WHAT IS NEEDED: Filter the listing below, copying every line in which the word "chart" appears.
**** INPUT MATERIAL
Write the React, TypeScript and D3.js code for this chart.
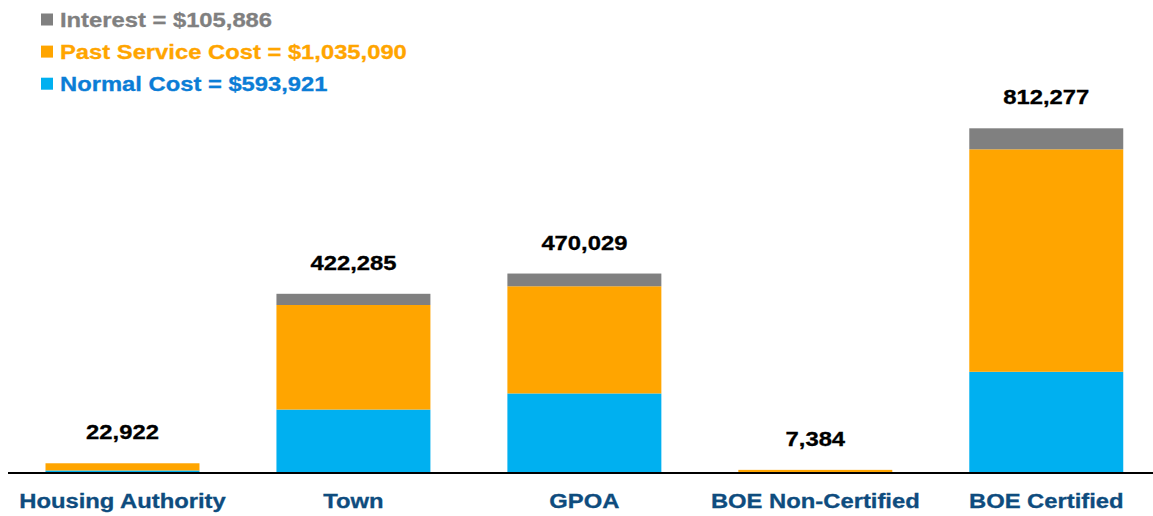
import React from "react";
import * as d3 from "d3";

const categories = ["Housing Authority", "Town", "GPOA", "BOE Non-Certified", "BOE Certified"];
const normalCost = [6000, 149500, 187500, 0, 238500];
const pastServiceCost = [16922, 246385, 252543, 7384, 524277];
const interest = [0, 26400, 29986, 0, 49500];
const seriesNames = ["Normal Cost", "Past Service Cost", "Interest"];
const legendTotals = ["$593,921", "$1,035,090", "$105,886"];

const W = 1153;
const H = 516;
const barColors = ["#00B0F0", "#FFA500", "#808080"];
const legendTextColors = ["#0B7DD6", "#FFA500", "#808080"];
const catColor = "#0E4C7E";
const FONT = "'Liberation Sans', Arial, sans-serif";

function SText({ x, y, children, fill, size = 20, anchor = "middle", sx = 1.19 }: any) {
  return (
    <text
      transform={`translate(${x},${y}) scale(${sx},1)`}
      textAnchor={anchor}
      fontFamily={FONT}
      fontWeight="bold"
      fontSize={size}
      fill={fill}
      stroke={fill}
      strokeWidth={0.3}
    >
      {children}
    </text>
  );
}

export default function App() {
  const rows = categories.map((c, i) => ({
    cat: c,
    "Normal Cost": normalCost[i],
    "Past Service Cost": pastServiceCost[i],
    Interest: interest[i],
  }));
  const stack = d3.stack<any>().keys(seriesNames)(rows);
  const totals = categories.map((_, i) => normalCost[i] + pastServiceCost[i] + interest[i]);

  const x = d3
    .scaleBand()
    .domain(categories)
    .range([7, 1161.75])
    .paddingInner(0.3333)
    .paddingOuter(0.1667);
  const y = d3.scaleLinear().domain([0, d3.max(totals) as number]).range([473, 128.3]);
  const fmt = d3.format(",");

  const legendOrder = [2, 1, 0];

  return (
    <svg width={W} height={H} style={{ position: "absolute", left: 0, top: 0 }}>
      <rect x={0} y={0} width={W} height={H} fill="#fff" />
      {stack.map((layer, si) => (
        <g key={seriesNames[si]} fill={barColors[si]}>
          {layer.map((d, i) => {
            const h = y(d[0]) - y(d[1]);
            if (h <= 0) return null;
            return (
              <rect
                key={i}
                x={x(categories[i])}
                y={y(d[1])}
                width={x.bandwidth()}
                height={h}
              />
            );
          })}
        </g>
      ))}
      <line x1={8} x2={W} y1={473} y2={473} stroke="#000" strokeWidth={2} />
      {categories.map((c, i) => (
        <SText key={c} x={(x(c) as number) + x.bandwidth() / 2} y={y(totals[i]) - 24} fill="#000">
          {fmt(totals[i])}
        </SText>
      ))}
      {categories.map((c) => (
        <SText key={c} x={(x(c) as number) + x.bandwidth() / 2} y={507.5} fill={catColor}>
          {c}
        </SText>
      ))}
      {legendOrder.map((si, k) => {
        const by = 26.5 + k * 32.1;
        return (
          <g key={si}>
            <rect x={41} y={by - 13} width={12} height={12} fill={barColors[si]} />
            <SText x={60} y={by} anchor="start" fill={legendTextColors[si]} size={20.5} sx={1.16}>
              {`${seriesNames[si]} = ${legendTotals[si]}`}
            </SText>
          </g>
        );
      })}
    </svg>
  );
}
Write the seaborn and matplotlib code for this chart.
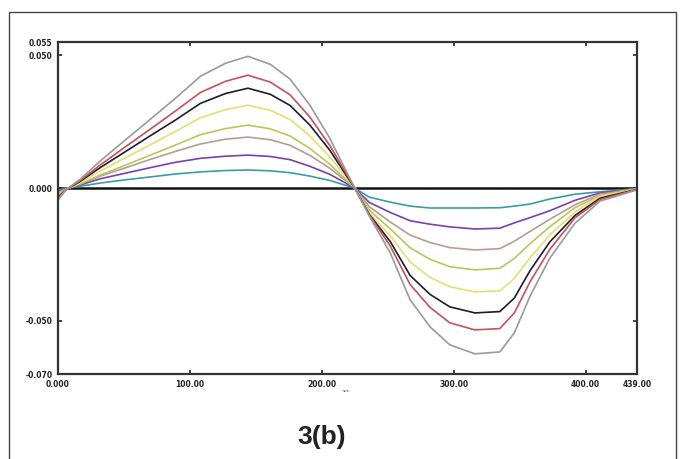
********
FINAL RESULT:
Write the React, TypeScript and D3.js code for this chart.
Write the seaborn and matplotlib code for this chart.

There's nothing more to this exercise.